Are You There, God? It’s Me, Margaret, dir. Kelly Fremon Craig
C. S. Lewis once wrote, “The neat sorting-out of books into age-groups, so dear to publishers, has only a very sketchy relation with the habits of any real reader.” This derision could be as appropriately aimed at the division of books into those for boys and those for girls. I learned this after the fact, not knowing until I’d already fallen in love with the books of Jacqueline Wilson and Judy Blume that theirs were not “meant for boys”. According to the culture, that is, rather than according to the authors.
I first read Are You There, God? when I was on the cusp of puberty, the first of my siblings to cross that threshold. The book didn’t explain much of my own experience or what I could expect, but it was the first time I felt true empathy for the hidden lives of my sisters. As we all went through our teen years, even as we pissed each other off as only siblings can, I recalled from time to time what I’d learned in the pages of Blume’s book about the secret passions and horrors my sisters were facing. For all of that, I never forgot Are You There, God?
So I was thrilled to learn that the story would be brought to another generation in a film adaptation that looked to be preserving much of the novel’s innate charm, along with its period setting. By the time I saw the film, I was steeped in the wonderful commentary surrounding it, from women talking about what it meant to them as girls, to mothers writing about their hopes that their own children would benefit as they had from it, to cultural critics rightly moved that a book so often censored in its time can now be shown on a big screen. This filled me with so much goodwill I knew I would be grateful for the film regardless of what I thought of it critically.

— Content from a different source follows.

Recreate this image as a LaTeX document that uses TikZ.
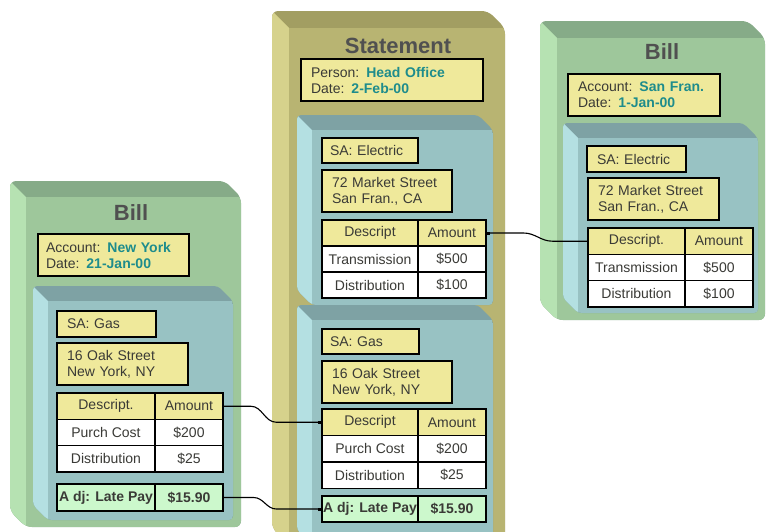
\documentclass[tikz,border=0pt]{standalone}
\usepackage{fontspec}
\setmainfont{Liberation Sans}
\usetikzlibrary{arrows.meta,calc}
\definecolor{billL}{HTML}{B6E2B2}
\definecolor{billF}{HTML}{9EC79B}
\definecolor{billT}{HTML}{86AB88}
\definecolor{stmL}{HTML}{D6D28C}
\definecolor{stmF}{HTML}{B8B472}
\definecolor{stmT}{HTML}{A29E62}
\definecolor{bluL}{HTML}{B4E0E2}
\definecolor{bluF}{HTML}{98C2C3}
\definecolor{bluT}{HTML}{7EA2A4}
\definecolor{ybg}{HTML}{EFE99B}
\definecolor{agr}{HTML}{CCF8CC}
\definecolor{tealc}{HTML}{1E8C8C}
\definecolor{txt}{HTML}{3A3A36}
\definecolor{ttl}{HTML}{505050}
% 3D box: x1,y1,x2,y2 (front face), depth, left colour, front colour, top colour, radius
\newcommand\cubebox[9]{%
  \begin{scope}
    \path[fill=#8, rounded corners=#9] (#1-#5,#2-#5) -- (#3-#5,#2-#5) -- (#3,#2) -- (#3,#4) -- (#1,#4) -- (#1-#5,#4-#5) -- cycle;
    \clip[rounded corners=#9] (#1-#5,#2-#5) -- (#3-#5,#2-#5) -- (#3,#2) -- (#3,#4) -- (#1,#4) -- (#1-#5,#4-#5) -- cycle;
    \fill[#6] (#1-#5,#2-#5) -- (#1,#2) -- (#1,#4) -- (#1-#5,#4-#5) -- cycle;
    \fill[#7] (#1,#2) rectangle (#3,#4);
  \end{scope}}
\newcommand\tv[1]{\textcolor{tealc}{\bfseries #1}}
\tikzset{
  every node/.style={font=\fontsize{14}{16}\selectfont, text=txt},
  ttlnode/.style={font=\fontsize{22}{24}\selectfont\bfseries, text=ttl, inner sep=0pt},
  ybox/.style={draw=black, line width=1.1pt, fill=ybg, align=left, inner xsep=#1, inner ysep=0pt},
  ybox/.default=10pt,
  cell/.style={draw=black, line width=1.2pt, inner sep=0pt, align=center},
  hcell/.style={cell, fill=ybg},
  dcell/.style={cell, fill=white},
  acell/.style={cell, fill=agr, font=\fontsize{14}{16}\selectfont\bfseries},
  conn/.style={draw=black, line width=1.1pt, -{Square[length=3pt,width=3pt]}}
}
\begin{document}
\begin{tikzpicture}[x=1pt,y=-1pt]
\useasboundingbox (0,0) rectangle (767,531);
\clip (0,0) rectangle (767,531);
\fill[white] (0,0) rectangle (767,531);
% ---------- boxes ----------
\cubebox{26}{197}{241}{527}{16}{billL}{billF}{billT}{6pt}
\cubebox{48}{301}{233}{520}{15}{bluL}{bluF}{bluT}{4pt}
\cubebox{289}{28}{505}{545}{17}{stmL}{stmF}{stmT}{6pt}
\cubebox{312}{130}{493}{305}{15}{bluL}{bluF}{bluT}{4pt}
\cubebox{312}{320}{493}{545}{15}{bluL}{bluF}{bluT}{4pt}
\cubebox{557}{38}{765}{320}{17}{billL}{billF}{billT}{6pt}
\cubebox{578}{138}{758}{313}{15}{bluL}{bluF}{bluT}{4pt}
% ---------- left bill ----------
\node[ttlnode] (lb-t) at (131,213) {Bill};
\node[ybox=8pt, text width=135pt, minimum height=42pt] (lb-info) at (113.5,255) {Account: \tv{New York}\\Date: \tv{21-Jan-00}};
\node[ybox, text width=79pt, minimum height=26pt] (lb-sa) at (106.5,324) {SA: Gas};
\node[ybox, text width=111pt, minimum height=42pt] (lb-addr) at (122.5,364) {16 Oak Street\\New York, NY};
\node[hcell, minimum width=98pt, minimum height=26.3pt] (lb-h1) at (106,406.2) {Descript.};
\node[hcell, minimum width=68pt, minimum height=26.3pt] (lb-h2) at (189,406.2) {Amount};
\node[dcell, minimum width=98pt, minimum height=26.3pt] (lb-r11) at (106,432.5) {Purch Cost};
\node[dcell, minimum width=68pt, minimum height=26.3pt] (lb-r12) at (189,432.5) {\$200};
\node[dcell, minimum width=98pt, minimum height=26.3pt] (lb-r21) at (106,458.8) {Distribution};
\node[dcell, minimum width=68pt, minimum height=26.3pt] (lb-r22) at (189,458.8) {\$25};
\node[acell, minimum width=98pt, minimum height=27pt] (lb-a1) at (106,497.5) {A dj: Late Pay};
\node[acell, minimum width=68pt, minimum height=27pt] (lb-a2) at (189,497.5) {\$15.90};
% ---------- statement ----------
\node[ttlnode] (st-t) at (398,46) {Statement};
\node[ybox, text width=162pt, minimum height=42pt] (st-info) at (392,80) {Person: \tv{Head Office}\\Date: \tv{2-Feb-00}};
\node[ybox=8pt, text width=80pt, minimum height=25pt] (se-sa) at (370,150.5) {SA: Electric};
\node[ybox, text width=110pt, minimum height=42pt] (se-addr) at (387,191) {72 Market Street\\San Fran., CA};
\node[hcell, minimum width=96pt, minimum height=26pt] (se-h1) at (370,233) {Descript};
\node[hcell, minimum width=68pt, minimum height=26pt] (se-h2) at (452,233) {Amount};
\node[dcell, minimum width=96pt, minimum height=26pt] (se-r11) at (370,259) {Transmission};
\node[dcell, minimum width=68pt, minimum height=26pt] (se-r12) at (452,259) {\$500};
\node[dcell, minimum width=96pt, minimum height=26pt] (se-r21) at (370,285) {Distribution};
\node[dcell, minimum width=68pt, minimum height=26pt] (se-r22) at (452,285) {\$100};
\node[ybox=8pt, text width=81pt, minimum height=25pt] (sg-sa) at (370.5,341.5) {SA: Gas};
\node[ybox, text width=110pt, minimum height=42pt] (sg-addr) at (387,382) {16 Oak Street\\New York, NY};
\node[hcell, minimum width=96pt, minimum height=26.5pt] (sg-h1) at (370,422.25) {Descript};
\node[hcell, minimum width=68pt, minimum height=26.5pt] (sg-h2) at (452,422.25) {Amount};
\node[dcell, minimum width=96pt, minimum height=26.5pt] (sg-r11) at (370,448.75) {Purch Cost};
\node[dcell, minimum width=68pt, minimum height=26.5pt] (sg-r12) at (452,448.75) {\$200};
\node[dcell, minimum width=96pt, minimum height=26.5pt] (sg-r21) at (370,475.25) {Distribution};
\node[dcell, minimum width=68pt, minimum height=26.5pt] (sg-r22) at (452,475.25) {\$25};
\node[acell, minimum width=96pt, minimum height=26pt] (sg-a1) at (370,509) {A dj: Late Pay};
\node[acell, minimum width=68pt, minimum height=26pt] (sg-a2) at (452,509) {\$15.90};
% ---------- right bill ----------
\node[ttlnode] (rb-t) at (662,52) {Bill};
\node[ybox, text width=132pt, minimum height=42pt] (rb-info) at (644,95) {Account: \tv{San Fran.}\\Date: \tv{1-Jan-00}};
\node[ybox, text width=79pt, minimum height=26pt] (rb-sa) at (636.5,159) {SA: Electric};
\node[ybox, text width=111pt, minimum height=42pt] (rb-addr) at (653.5,199) {72 Market Street\\San Fran., CA};
\node[hcell, minimum width=97pt, minimum height=26.3pt] (rb-h1) at (636.5,241.2) {Descript.};
\node[hcell, minimum width=68pt, minimum height=26.3pt] (rb-h2) at (719,241.2) {Amount};
\node[dcell, minimum width=97pt, minimum height=26.3pt] (rb-r11) at (636.5,267.5) {Transmission};
\node[dcell, minimum width=68pt, minimum height=26.3pt] (rb-r12) at (719,267.5) {\$500};
\node[dcell, minimum width=97pt, minimum height=26.3pt] (rb-r21) at (636.5,293.8) {Distribution};
\node[dcell, minimum width=68pt, minimum height=26.3pt] (rb-r22) at (719,293.8) {\$100};
% ---------- connectors ----------
\draw[conn] (rb-h1.west) -- ++(-35,0) to[out=180,in=0] ([xshift=37pt]se-h2.east) -- (se-h2.east);
\draw[conn] (lb-h2.east) -- ++(27,0) to[out=0,in=180] ([xshift=-45pt]sg-h1.west) -- (sg-h1.west);
\draw[conn] (lb-a2.east) -- ++(30,0) to[out=0,in=180] ([xshift=-45pt]sg-a1.west) -- (sg-a1.west);
\end{tikzpicture}
\end{document}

As it turns out, the film is really good. It is lovely, charming, important, and deals with the material with great sensitivity. That said, its handling of religion is disappointingly thin and feels a little tacked on, but this is more than made up for by the depth of feeling evoked by Margaret’s relationship with her grandma and the joys and sadnesses of female friendship. I highly recommend the film itself, and also this particular piece from The New York Times, in which the journalist meets Judy Blume at a screening of the film — every reader knows the feeling she describes:
There were so many things I wanted to say: You showed me how honesty can suck the sting out of just about everything — worry, embarrassment, loneliness, fear, even the bafflements of the human body. You taught me that nothing is unspeakable. Margaret will always have a place on my shelf. And, just curious/no pressure, have you considered a sequel about menopause? Did Margaret suffer from insomnia? Did she have any luck with melatonin?
But when it was my turn to say goodbye to Judy Blume, I only managed to choke out two words: “Thank you.”
Around the Web
The Absurdist Reality of Asteroid City, [YouTube]
To be frank, I could have picked any of Thomas Flight’s video-essays at random and had a quality pick for a highlight from this year. But I have to signpost his video on Wes Anderson’s Asteroid City. It is, first and foremost, a beautifully made video-essay, and its third chapter (“You Can’t Wake Up If You Don’t Fall Asleep”) is incredibly moving.
Flight’s analysis is sharp and compelling, and it runs directly counter to my own uncomplimentary review of the film. Asteroid City’s postmodern iconoclasm and rending of the metaphorical curtain (made actual in this film) did not endear me to it. Try as I hard as I did — because why wouldn’t I want to love a Wes Anderson film? — I couldn’t get excited by Asteroid City.
Flight’s analysis has convinced me that there’s something there that I am missing. It certainly could be the case that I fundamentally have a lower tolerance than Flight has for postmodern tomfoolery. But what his video-essay does show without any doubt is that the film should not be easily dismissed; I owe it a closer look and will go back to the film soon. You can watch Thomas Flight’s video-essay in the player above or by following the link here.
Wes Anderson’s Roald Dahl Quartet Abounds in Audacious Artifice and Stinging Political Critique, Richard Brody [The New Yorker]
“Wes Anderson’s new quartet of films, based on stories by Roald Dahl, which dropped on Netflix last week, may be brief — three are seventeen-minutes long, one runs thirty-nine — but there’s nothing minor about them. They make even clearer what his features have long shown: Anderson is one of the two most original inventors of cinematic forms since the heyday of the late Jean-Luc Godard.
[…]
Anderson’s Dahl shorts go further than ever in foregrounding his conceptual work, but the results are more than just theoretical; they embody a vision of human relations, of society at large, that is properly understood to be political.”
Will AI Change Our Memories?, [YouTube]
While some of us have been considering the inevitability of AI for years now, it always seemed a niche concern. Sam Harris’ 2016 Ted Talk on our ability to control AI seemed like fear-mongering to some at the time and appears now as equal parts prescient and totally unheeded. Invocations of Cassandra are too obvious, but also disconcertingly apt. With a rapidity only a computer mind could keep up with, the concept of how AI might interact with society and culture has become a topic that everyone’s cat has an opinion on.
Through the noise, a few voices have articulated the right questions — answers are perhaps the wrong thing to look for at this juncture; too much remains unknown and changes come with such speed that assumptions are turned over at a mile a minute. For obvious reasons, I have been largely interested in the ways that AI is currently interacting with art and how that might change in the future. (I wrote this piece on the difference between art and artificial creation.)
One of those asking interesting questions is Evan Puschak of NerdWriter on YouTube. His video-essay on the ways that memory is shaped by the media with which we capture our memories — specifically photographs and videos — and how AI threatens to alter our perception of reality by altering our memories is, I think, required viewing. You can watch it in the player above or by following the link here.
Marginalia, plur. noun:
“In getting my books, I have always been solicitous of an ample margin … for the facility it affords me of penciling suggested thoughts, agreements and differences of opinion, or brief critical comments in general.”